AMD ROCm 7.2 Expands AI Training and Inference With Ryzen AI 400 Support, ComfyUI, and Adrenalin Integration

AMD is using CES 2026 to spotlight major momentum behind ROCm, its open-source GPU computing software stack built as a flexible alternative to proprietary AI and compute platforms. Originally known as the Radeon Open Compute Platform (it’s no longer treated as an acronym), ROCm has long been closely associated with high-performance computing and datacenter-class AMD hardware, including Instinct accelerators and Radeon Pro products. Now, it’s expanding faster into mainstream AI development and creator workflows across more devices and operating systems.

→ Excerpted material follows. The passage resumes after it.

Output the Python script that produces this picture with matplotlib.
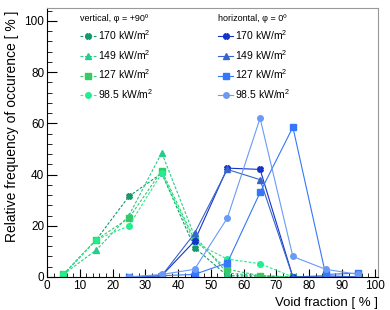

At its core, ROCm is the behind-the-scenes toolkit that makes AMD GPUs usable for serious compute jobs. It bundles the key pieces developers need—runtimes, compilers, libraries, and performance tools—so workloads can scale from low-level GPU kernels all the way up to popular end-user applications. That reach is why ROCm is increasingly tied to AI model training and inference, demanding HPC tasks like scientific simulation and data analysis, and other general-purpose GPU computing workloads that have nothing to do with graphics rendering.

Recent ROCm releases are also helping AMD hardware post standout results in generative AI, including text-to-video. AMD says ROCm 7.1 has already shown strong performance with models like LTX Video 0.9 and Wan 2.2, with completion times as quick as about three minutes on Ryzen AI Max+ APUs and around 45 seconds on Radeon AI Pro GPUs, depending on the workload and configuration.

With ROCm 7.2, AMD is pushing compatibility further by adding support for the newest Ryzen AI 400 series APUs on both Windows and Linux. That’s important for anyone who wants to run modern AI tools locally—whether for image generation, video generation, experimentation, or building production pipelines—without being locked to a single OS. AMD also notes that a ComfyUI build integrating ROCm 7.2 is on the way from the ComfyUI team, and ROCm 7.2 can be installed alongside the Adrenalin 26.1.1 software stack to streamline setup for supported systems.

Windows support is another key turning point. ROCm first brought official Windows support in version 7.1, and AMD positioned that release as a major leap forward, claiming up to a 5x performance uplift compared to ROCm 6.4.4. On Ryzen Max APUs specifically, AMD reports notable gains for popular generative AI workloads, including 2.6x faster performance in Stable Diffusion XL (SDXL) and 5.2x faster performance in Flux S when moving to ROCm 7 versus the prior version.

On the GPU side, ROCm 7 is also designed to take advantage of Radeon AI Pro R9700-class hardware. AMD claims as much as a 5.4x performance boost in the Wan 14b video generation model, highlighting how ROCm’s newer software optimizations can translate into real-world improvements for AI inference and content creation tasks.

Overall, the ROCm 7.2 update at CES 2026 signals a clear direction: broader hardware coverage, stronger Windows and Linux support, and a sharper focus on practical AI training and inference performance. For developers, researchers, and creators who want AMD hardware to play a bigger role in local AI workflows, ROCm is quickly becoming the software foundation that makes that possible.